Ya con ocasión de los anteriores debates sobre la posibilidad de un indulto a Alberto Fujimori hemos dejado sentada nuestra posición respecto a la existencia de esta gracia en nuestra Constitución –y, por cierto, en las de muchas otras democracias–. Así, hemos dicho que se trata de un rezago monárquico que no tiene por qué existir ahí donde se supone que manda una ley igual para todos y no el criterio personal de un hombre decidiendo según su leal saber y entender la suerte de cada cual. Es decir, no debe haber lugar para poderes discrecionales ahí donde se supone que todos los que están en la misma situación deben tener garantizados los mismos derechos.
Lo anterior no quiere decir, sin embargo, que no creamos que un régimen legal civilizado no deba contener un camino para impedir que las personas mueran o agonicen en prisión: en un régimen así la crueldad debe ser el patrimonio exclusivo de los delincuentes. El punto es que este camino no debe ser el de un poder discrecional (como el que supone el indulto, pese a todo lo que se dice), sino el de una ley que garantice que todos los que estén en las mismas situaciones obtendrán el mismo trato; que objetive lo más posible la manera de comprobar estas situaciones, poniendo como el filtro final del proceso a un juez y no a un político; y que dificulte así que quienes tienen más poder reciban un trato diferente –por ejemplo, a cambio de un apoyo partidario–.
Dicho esto, tampoco pensamos que mientras no exista esta ley deban ser dejadas a su suerte las personas a las que ella abarcaría, pagando en su propia carne el precio de nuestras imperfecciones institucionales. Mientras no tenga un camino mejor, el Estado sí debe usar el indulto para personas en situaciones así –como de hecho lo hace periódicamente con grupos de reos anónimos–, pero aplicándolo con los mismos estándares que garantizaría una ley como la que mencionamos. Esto es, dándoselo a todos los que estén en la misma situación y solo luego de un proceso de verificación independiente que no deje dudas sobre la misma.
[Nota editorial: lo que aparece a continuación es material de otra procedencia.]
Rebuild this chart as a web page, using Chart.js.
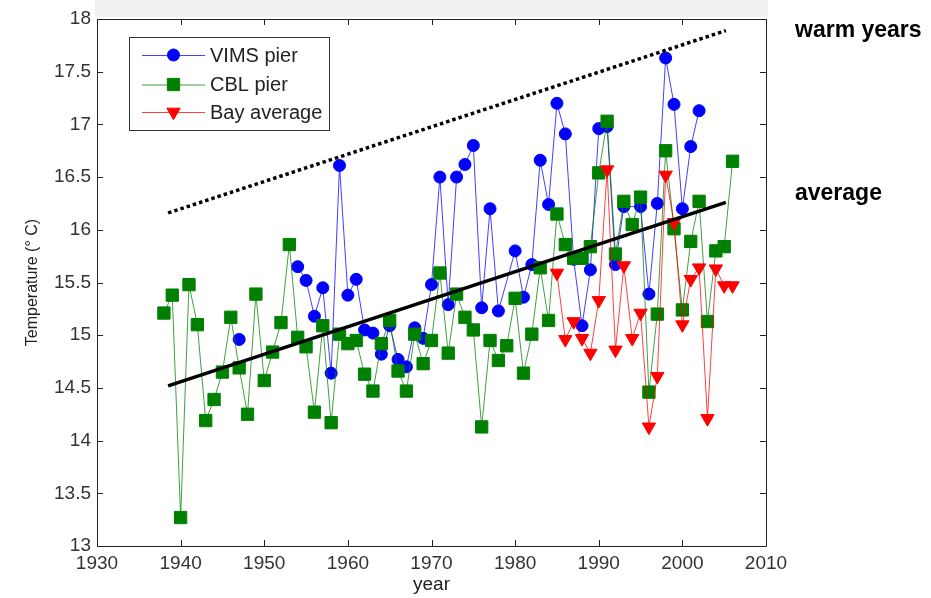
<!DOCTYPE html>
<html><head><meta charset="utf-8">
<script src="https://cdn.jsdelivr.net/npm/chart.js@4.4.0/dist/chart.umd.min.js"></script>
<style>html,body{margin:0;padding:0;background:#fff;}#wrap{position:relative;width:931px;height:598px;}</style>
</head><body><div id="wrap"><canvas id="c" width="931" height="598"></canvas></div>
<script>
const years = [1938,1939,1940,1941,1942,1943,1944,1945,1946,1947,1948,1949,1950,1951,1952,1953,1954,1955,1956,1957,1958,1959,1960,1961,1962,1963,1964,1965,1966,1967,1968,1969,1970,1971,1972,1973,1974,1975,1976,1977,1978,1979,1980,1981,1982,1983,1984,1985,1986,1987,1988,1989,1990,1991,1992,1993,1994,1995,1996,1997,1998,1999,2000,2001,2002,2003,2004,2005,2006];
const vimsPier = [null,null,null,null,null,null,null,null,null,14.96,null,null,null,null,null,null,15.65,15.52,15.18,15.45,14.64,16.61,15.38,15.53,15.05,15.02,14.82,15.09,14.77,14.70,15.07,14.97,15.48,16.50,15.29,16.50,16.62,16.80,15.26,16.20,15.23,null,15.80,15.36,15.67,16.66,16.24,17.20,16.91,15.72,15.09,15.62,16.96,16.98,15.67,16.22,null,16.22,15.39,16.25,17.63,17.19,16.20,16.79,17.13,null,null,null,null];
const cblPier = [15.21,15.38,13.27,15.48,15.10,14.19,14.39,14.65,15.17,14.69,14.25,15.39,14.57,14.84,15.12,15.86,14.98,14.89,14.27,15.09,14.17,15.01,14.92,14.95,14.63,14.47,14.92,15.14,14.66,14.47,15.01,14.73,14.95,15.59,14.83,15.39,15.17,15.05,14.13,14.95,14.76,14.90,15.35,14.64,15.01,15.64,15.14,16.15,15.86,15.73,15.73,15.84,16.54,17.03,15.77,16.27,16.05,16.31,14.46,15.20,16.75,16.01,15.24,15.89,16.27,15.13,15.80,15.84,16.65];
const bayAverage = [null,null,null,null,null,null,null,null,null,null,null,null,null,null,null,null,null,null,null,null,null,null,null,null,null,null,null,null,null,null,null,null,null,null,null,null,null,null,null,null,null,null,null,null,null,null,null,15.59,14.96,15.13,14.97,14.83,15.33,16.57,14.86,15.66,14.97,15.21,14.13,14.61,16.52,16.07,15.10,15.53,15.64,14.21,15.63,15.47,15.47];
const fitYears = [1938.5, 2005.2];
const averageFit = [14.52, 16.26];
const warmFit = [16.16, 17.89];
const xTicks = [1930,1940,1950,1960,1970,1980,1990,2000,2010];
const yTicks = [13,13.5,14,14.5,15,15.5,16,16.5,17,17.5,18];
const seriesNames = ['VIMS pier','CBL pier','Bay average'];
const sideLabels = ['warm years','average'];

const FONT = "'Liberation Sans', Arial, sans-serif";
const toPts = (xs, ys) => xs.map((x,i)=>({x:x, y:ys[i]})).filter(p => p.y !== null);

const styles = [
  {color:'#0000ff', line:'rgba(0,0,255,0.75)', pointStyle:'circle', r:6, rot:0},
  {color:'#008000', line:'rgba(0,128,0,0.75)', pointStyle:'rect', r:8.7, rot:0},
  {color:'#ff0000', line:'rgba(255,0,0,0.75)', pointStyle:'triangle', r:7.7, rot:180}
];
const seriesData = [vimsPier, cblPier, bayAverage];

const datasets = seriesData.map((vals, i) => ({
  label: seriesNames[i],
  data: toPts(years, vals),
  showLine: true,
  spanGaps: 2.5,
  borderColor: styles[i].line,
  backgroundColor: styles[i].color,
  borderWidth: 1,
  pointStyle: styles[i].pointStyle,
  pointRadius: styles[i].r,
  pointRotation: styles[i].rot,
  pointBorderWidth: 1,
  pointBorderColor: styles[i].color,
  pointBackgroundColor: styles[i].color,
  order: 3 - i
}));
datasets.push({
  label: 'average fit', data: toPts(fitYears, averageFit), showLine: true,
  borderColor: '#000', borderWidth: 3.5, pointRadius: 0, order: 0
});
datasets.push({
  label: 'warm fit', data: toPts(fitYears, warmFit), showLine: true,
  borderColor: '#000', borderWidth: 3.5, borderDash: [3.5, 3], pointRadius: 0, order: 0
});

const framePlugin = {
  id: 'frame',
  beforeDraw(chart) {
    const ctx = chart.ctx;
    ctx.save();
    ctx.fillStyle = '#fff';
    ctx.fillRect(0, 0, chart.width, chart.height);
    ctx.fillStyle = '#f0f0f0';
    ctx.fillRect(95, 0, 673, 17);
    ctx.restore();
  },
  afterDraw(chart) {
    const ctx = chart.ctx, a = chart.chartArea;
    const xs = chart.scales.x, ys = chart.scales.y;
    ctx.save();
    ctx.strokeStyle = '#222';
    ctx.lineWidth = 1;
    ctx.beginPath();
    ctx.rect(Math.round(a.left)+0.5, Math.round(a.top)+0.5, Math.round(a.right - a.left), Math.round(a.bottom - a.top));
    ctx.stroke();
    ctx.beginPath();
    xTicks.forEach(v => {
      const px = Math.round(xs.getPixelForValue(v)) + 0.5;
      ctx.moveTo(px, a.bottom); ctx.lineTo(px, a.bottom - 6);
      ctx.moveTo(px, a.top); ctx.lineTo(px, a.top + 6);
    });
    yTicks.forEach(v => {
      const py = Math.round(ys.getPixelForValue(v)) + 0.5;
      ctx.moveTo(a.left, py); ctx.lineTo(a.left + 6, py);
      ctx.moveTo(a.right, py); ctx.lineTo(a.right - 6, py);
    });
    ctx.stroke();

    // legend
    const lx = 129.5, ly = 37.5, lw = 200, lh = 93;
    ctx.fillStyle = '#fff';
    ctx.fillRect(lx, ly, lw, lh);
    ctx.strokeStyle = '#333';
    ctx.strokeRect(lx, ly, lw, lh);
    const rows = [55, 84.5, 112];
    ctx.font = '20px ' + FONT;
    ctx.textBaseline = 'middle';
    ctx.textAlign = 'left';
    seriesNames.forEach((name, i) => {
      const y = rows[i];
      ctx.strokeStyle = styles[i].line;
      ctx.lineWidth = 1;
      ctx.beginPath(); ctx.moveTo(142, y + 0.5); ctx.lineTo(205, y + 0.5); ctx.stroke();
      ctx.fillStyle = styles[i].color;
      ctx.strokeStyle = styles[i].color;
      Chart.helpers.drawPoint(ctx, {pointStyle: styles[i].pointStyle, radius: styles[i].r, rotation: styles[i].rot, borderWidth: 1}, 173.5, y);
      ctx.fillStyle = '#222';
      ctx.fillText(name, 210, y + 1);
    });

    // side labels
    ctx.fillStyle = '#000';
    ctx.font = 'bold 23px ' + FONT;
    ctx.fillText(sideLabels[0], 795, 31);
    ctx.fillText(sideLabels[1], 795, 194);
    ctx.restore();
  }
};

new Chart(document.getElementById('c'), {
  type: 'scatter',
  data: { datasets },
  options: {
    responsive: false, animation: false, devicePixelRatio: 1,
    layout: { padding: { left: 0, top: 19, right: 165, bottom: 0 } },
    plugins: { legend: { display: false }, tooltip: { enabled: false } },
    scales: {
      x: {
        type: 'linear', min: 1930, max: 2010,
        afterBuildTicks: s => { s.ticks = xTicks.map(v => ({value: v})); },
        afterFit: s => { s.height = 52; },
        grid: { display: false, drawTicks: false },
        border: { display: false },
        ticks: { font: { family: FONT, size: 19 }, color: '#333', padding: 6, maxRotation: 0, callback: v => String(v) },
        title: { display: true, text: 'year', font: { family: FONT, size: 19 }, color: '#222', padding: { top: 0, bottom: 2 } }
      },
      y: {
        type: 'linear', min: 13, max: 18,
        afterBuildTicks: s => { s.ticks = yTicks.map(v => ({value: v})); },
        afterFit: s => { s.width = 97; },
        grid: { display: false, drawTicks: false },
        border: { display: false },
        ticks: { font: { family: FONT, size: 19 }, color: '#333', padding: 6, callback: v => String(v) },
        title: { display: true, text: 'Temperature (° C)', font: { family: FONT, size: 16 }, color: '#222', padding: { top: 23, bottom: 0 } }
      }
    }
  },
  plugins: [framePlugin]
});
</script>
</body></html>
Únicamente si cumpliese con estos requisitos, este Diario estaría de acuerdo con un indulto a Fujimori. Y usamos el condicional porque no nos parece, por lo pronto, que a la fecha haya quedado clara la verdadera situación médica del ex presidente, con todas sus implicancias.
Esto significaría, es importante precisarlo, que Fujimori saldría de prisión no porque no sea un delincuente –el indulto no borra la condena, solo perdona la pena– ni porque los grandes aciertos que sí tuvo su gobierno de alguna manera “compensen”, como tantos pretenden, los numerosos y serios delitos que cometió. Afortunadamente, no existe algo así como un “pase para delinquir” que, haciendo suficientes méritos, uno pueda conseguir en los estados de derecho.
Tampoco saldría porque su condición de ex presidente le confiera una dignidad especial que lo haga merecedor de un trato privilegiado. Si algo hizo Fujimori fue destruir la dignidad del cargo que ostentaba y que usó, entre otras cosas, para comprar periodistas, congresistas, alcaldes, generales, prensa chicha, magistrados, firmas falsas, empresarios, partidos, y hasta una indemnización de 15 millones de dólares para su asesor-narcotraficante: el mismo que juró durante años que lo había traicionado pero al que, en un despliegue antológico de descaro, acabó guiñándole el ojo frente a cámaras, en vivo y en directo, años después (luego, esto es, de haber renunciado por fax a la presidencia y de haber descubierto que, después de todo, sí era japonés, postulando consecuentemente para una curul en el Senado nipón).
En suma, si Fujimori es indultado luego de comprobarse que padece una situación médica extrema, este indulto no debe darse como un reconocimiento a su trayectoria, sino a pesar de esta y solo porque el Estado Peruano no debe mostrar, frente a su situación humana, el mismo cinismo y la misma insensibilidad que él tantas veces desplegó desde el poder.